Saturday, February 20, 2010

Engaging with Texts

Printer friendly version: http://www.calstatela.edu/academic/english/comp/EngagingTexts.pdf

We spend a lot of time in the English Department thinking about texts, whether they are in the form of a physical book written by a famous writer or in the form of the world as a text. We teach texts and produce texts. We require students to read texts and we hope that they will produce texts of their own. Given our passion for texts, is it any wonder that our composition courses focus on helping students engage with texts. In fact, our recent revision of the ENGL 096 scoring guide associates strong writing with meaningful and appropriate “engagement” with texts and adequate or inadequate writing with routine or minimal “response” to texts. But what exactly is the nature of that engagement? What are we asking students to do?

At least part of what we expect students to do is very mechanical. Quotation, paraphrase, and summary, the differences between them and their appropriate uses often occupy parts of several class meetings and feature prominently on learning objectives for first-year writing courses. Then there is the arcane and seemingly impenetrable world of citation and proper bibliographic format. MLA, APA, Chicago, ACS, CBE, ASCE, IEEE, AIM, AIP and other equally mysterious conventions probably strike students as cruel and perverse. Certainly some part, perhaps an inordinate part, of what we expect students to do with texts is mere machinery.

We also expect students to be capable information gatherers. Texts represent repositories of information, data that students hopefully transform into knowledge. But as students become more experienced readers and writers, they hopefully become more analytical and critical as both readers and writers. Texts that stood before as irreproachable in their authority might be subjected to increasing skepticism when viewed against a background of contradictory texts, conflicting perspectives and controversy over what counts as “fact.” Once the bulwark of unthinking deference has been breached, texts become less and less pronouncements from on high and more and more lived rhetorical documents governed by the very real human concerns of purpose, audience and conventions. It is finally at this stage that we encounter something that looks familiar to experienced readers and writers.

Rather than asking what we expect students to do with texts, perhaps we should have started by asking what we do with texts, or even more simply, why we read. Readers might respond that they read because they want to know, learn, feel, experience. “There is no frigate like a book,” according to Emily Dickenson. Perhaps the pleasure we derive from reading comes from the raising and satisfying of this curiosity that appears at the center of our reading experience. Reading, as Peter Brooks notes, might be tied up with desire, a kind of “epistemophilia” that motivates us to become involved and invested in the text.

Curiosity it seems is at the center of our reading experience. Without curiosity and the pleasure that goes with it, students will struggle to move from passively “responding” to texts to actively “engaging,” becoming entangled in and grappling with texts. Active reading strategies can help students enter into a conversation with the text. We can also help by modeling the kinds of conversations we have with texts, and by facilitating the kinds of conversations we want to have about texts. Most important though might be helping students recognize their own curiosity and the pleasures of asking the right question.

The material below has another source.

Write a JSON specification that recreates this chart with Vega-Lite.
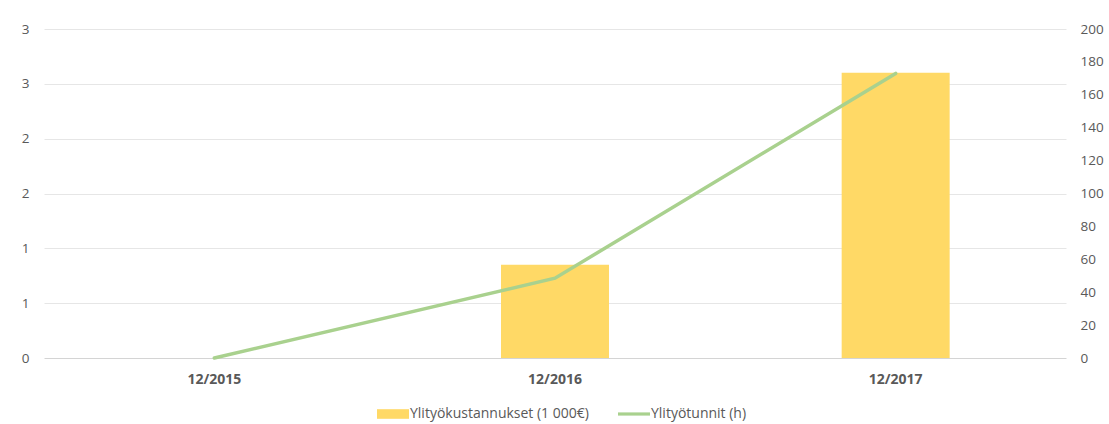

Encouraging Active Reading and Inquiry


  • Before beginning a new reading, especially one in a new genre, it is important to create the context for the reading. Why are students being asked to read this text? What kinds of questions might they have? What might prove difficult to them?
  • Encourage students to read actively, making notes and carrying on a conversation with the text.
  • Encourage students to record their initial impressions and questions immediately after reading. What were they thinking about at the end? What did they find satisfying? What did they find unsatisfying? What questions do they still have?
  • Encourage students to relate the “knowledge” of the text to what they already know. What did they read that was new? What was surprising? How has the “knowledge” of the text altered their thinking?
  • Encourage (or require) students to prepare “authentic” questions for sharing with the class. An “authentic” question is the student’s own question—one is which he or she is invested and to which he or she is likely to persist in seeking answers.